THE EXERCISE:
Omit all pictures, then retype the data exactly as given.

GIVEN MATERIAL:
......
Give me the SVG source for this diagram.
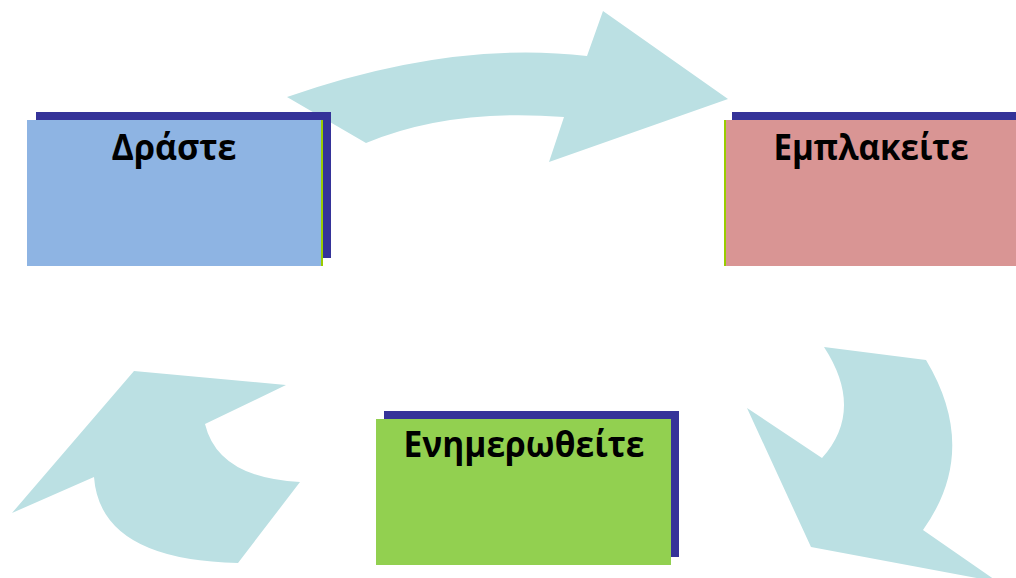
<svg xmlns="http://www.w3.org/2000/svg" width="1016" height="578" viewBox="0 0 1016 578">
<style>
.arrow{fill:#BBE0E3}
.shadow{fill:#353399}
.lbl{font-family:"Open Sans","Noto Sans","Liberation Sans",sans-serif;font-weight:bold;font-size:36px;fill:#000;text-anchor:middle}
.edge{stroke:#99CC00;stroke-width:2}
</style>
<rect width="1016" height="578" fill="#fff"/>
<g id="connectors">
<path class="arrow" d="M287,97 Q450,40 587,56 L603,11 L728,99 L549,162 L564,117 Q450,108 366,143 Z"/>
<path class="arrow" d="M824,347 L926,360 Q980,450 923,530 L998,582 L811,547 L747,408 L822,458 Q865,410 824,347 Z"/>
<path class="arrow" d="M134,371 L286,385 L205,424 Q218,478 300,482 L238,563 Q100,560 94,477 L12,513 Z"/>
</g>
<g id="node-drasete">
<rect class="shadow" x="36" y="112" width="295" height="146"/>
<rect x="27" y="120" width="296" height="146" fill="#8EB4E3"/>
<line class="edge" x1="322" y1="120" x2="322" y2="266"/>
<text class="lbl" x="174" y="160" textLength="125" lengthAdjust="spacingAndGlyphs">Δράστε</text>
</g>
<g id="node-emplakeite">
<rect class="shadow" x="732" y="112" width="290" height="146"/>
<rect x="724" y="120" width="298" height="146" fill="#D99594"/>
<line class="edge" x1="725" y1="120" x2="725" y2="266"/>
<text class="lbl" x="871" y="160" textLength="195" lengthAdjust="spacingAndGlyphs">Εμπλακείτε</text>
</g>
<g id="node-enimerotheite">
<rect class="shadow" x="384" y="411" width="295" height="146"/>
<rect x="376" y="419" width="295" height="146" fill="#92D050"/>
<text class="lbl" x="524" y="457" textLength="241" lengthAdjust="spacingAndGlyphs">Ενημερωθείτε</text>
</g>
</svg>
......
IN RESPONSE:
Give me the SVG source for this diagram.
<svg xmlns="http://www.w3.org/2000/svg" width="1016" height="578" viewBox="0 0 1016 578">
<style>
.arrow{fill:#BBE0E3}
.shadow{fill:#353399}
.lbl{font-family:"Open Sans","Noto Sans","Liberation Sans",sans-serif;font-weight:bold;font-size:36px;fill:#000;text-anchor:middle}
.edge{stroke:#99CC00;stroke-width:2}
</style>
<rect width="1016" height="578" fill="#fff"/>
<g id="connectors">
<path class="arrow" d="M287,97 Q450,40 587,56 L603,11 L728,99 L549,162 L564,117 Q450,108 366,143 Z"/>
<path class="arrow" d="M824,347 L926,360 Q980,450 923,530 L998,582 L811,547 L747,408 L822,458 Q865,410 824,347 Z"/>
<path class="arrow" d="M134,371 L286,385 L205,424 Q218,478 300,482 L238,563 Q100,560 94,477 L12,513 Z"/>
</g>
<g id="node-drasete">
<rect class="shadow" x="36" y="112" width="295" height="146"/>
<rect x="27" y="120" width="296" height="146" fill="#8EB4E3"/>
<line class="edge" x1="322" y1="120" x2="322" y2="266"/>
<text class="lbl" x="174" y="160" textLength="125" lengthAdjust="spacingAndGlyphs">Δράστε</text>
</g>
<g id="node-emplakeite">
<rect class="shadow" x="732" y="112" width="290" height="146"/>
<rect x="724" y="120" width="298" height="146" fill="#D99594"/>
<line class="edge" x1="725" y1="120" x2="725" y2="266"/>
<text class="lbl" x="871" y="160" textLength="195" lengthAdjust="spacingAndGlyphs">Εμπλακείτε</text>
</g>
<g id="node-enimerotheite">
<rect class="shadow" x="384" y="411" width="295" height="146"/>
<rect x="376" y="419" width="295" height="146" fill="#92D050"/>
<text class="lbl" x="524" y="457" textLength="241" lengthAdjust="spacingAndGlyphs">Ενημερωθείτε</text>
</g>
</svg>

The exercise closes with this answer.